Figure 5. NFIB Small Business Pricing Plans vs. the Consumer Price Index

Sources: National Federation of Independent Business, Bureau of Labor Statistics, and Potomac. Data as of March 2026. Note: Shaded regions denote periods of U.S. recession.
We do not know exactly where inflation goes from here, but if it becomes more rooted, the risk is that traditional correlations begin to break down and bonds may not provide the same level of protection investors have come to expect. This is not a call for a repeat of 2022, but even a smaller version of that dynamic would have meaningful implications for portfolios. Please see our Bear Market in Diversification piece for additional insights.

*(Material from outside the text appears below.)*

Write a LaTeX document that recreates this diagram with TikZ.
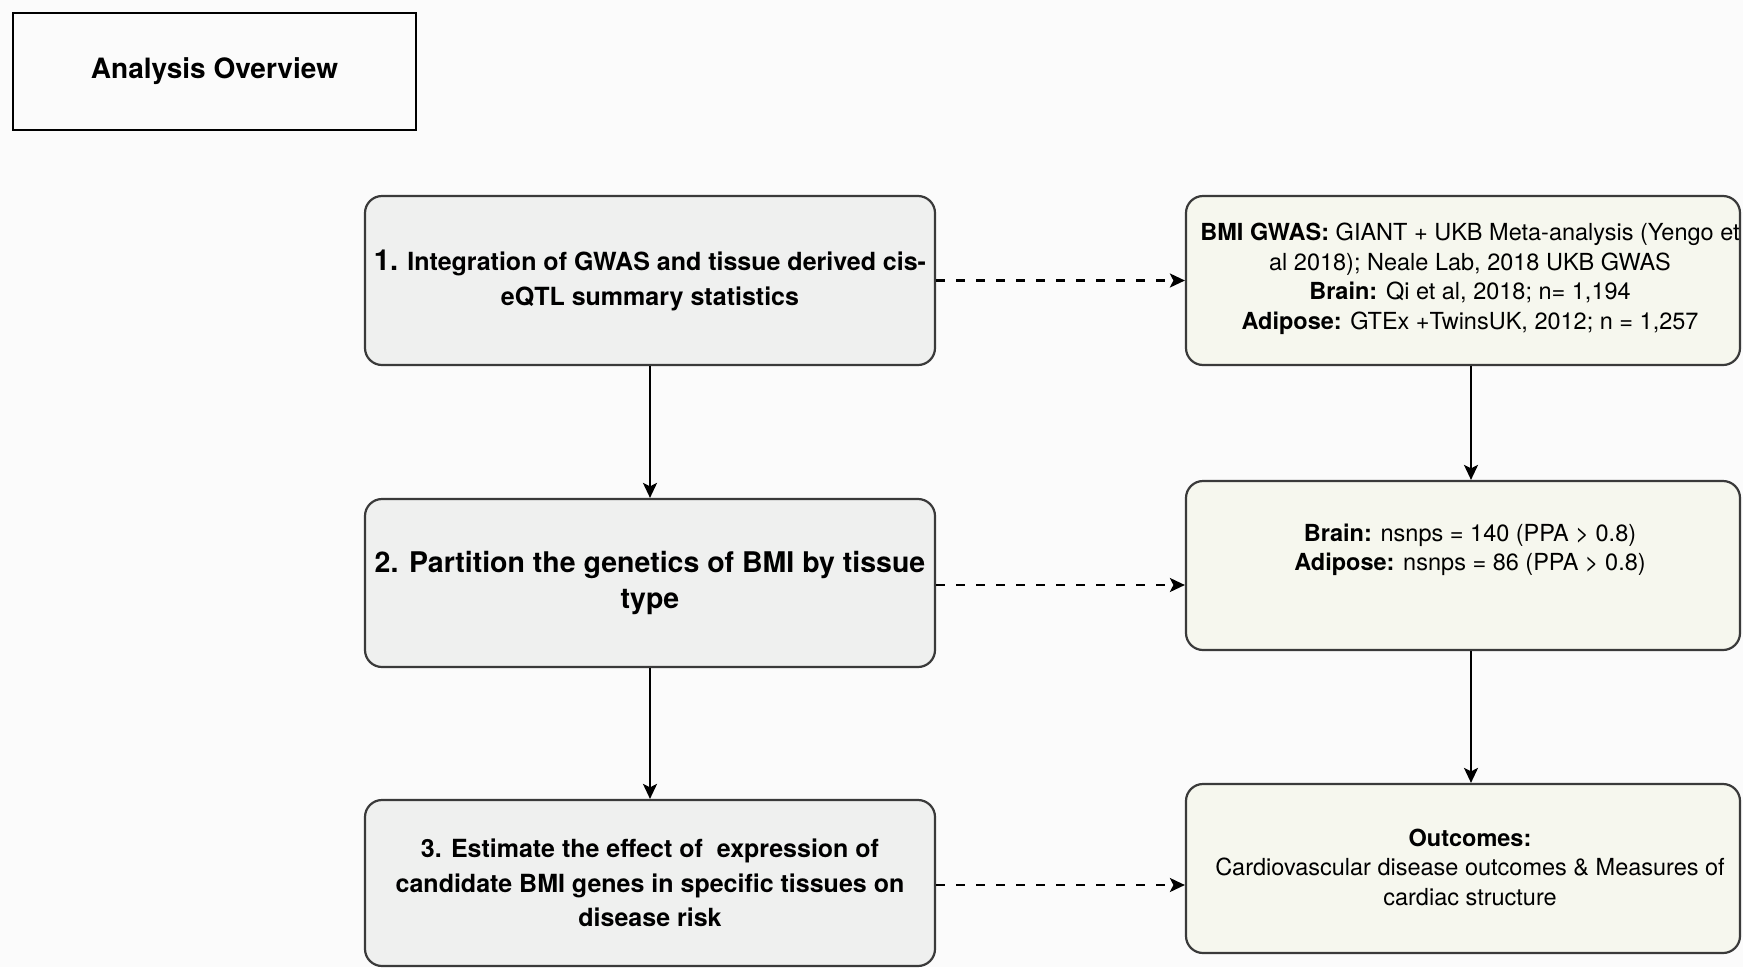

Weekly “Keeping it Strait” Highlights:
The Strait of Hormuz remains closed. According to Polymarket, the odds of a permanent ceasefire by June 30 stand at 43%.
The U.S. economic surprise index improved during the week to 32. Durable goods orders and housing starts both beat expectations. The economy is still showing signs of resilience.
Retail gasoline prices have been climbing higher with the national average now at $4.48. This could weigh on activity with the summer driving season approaching.
The U.S. stock market continues to push higher with semiconductors and corporate earnings helping investors to fade geopolitical risks.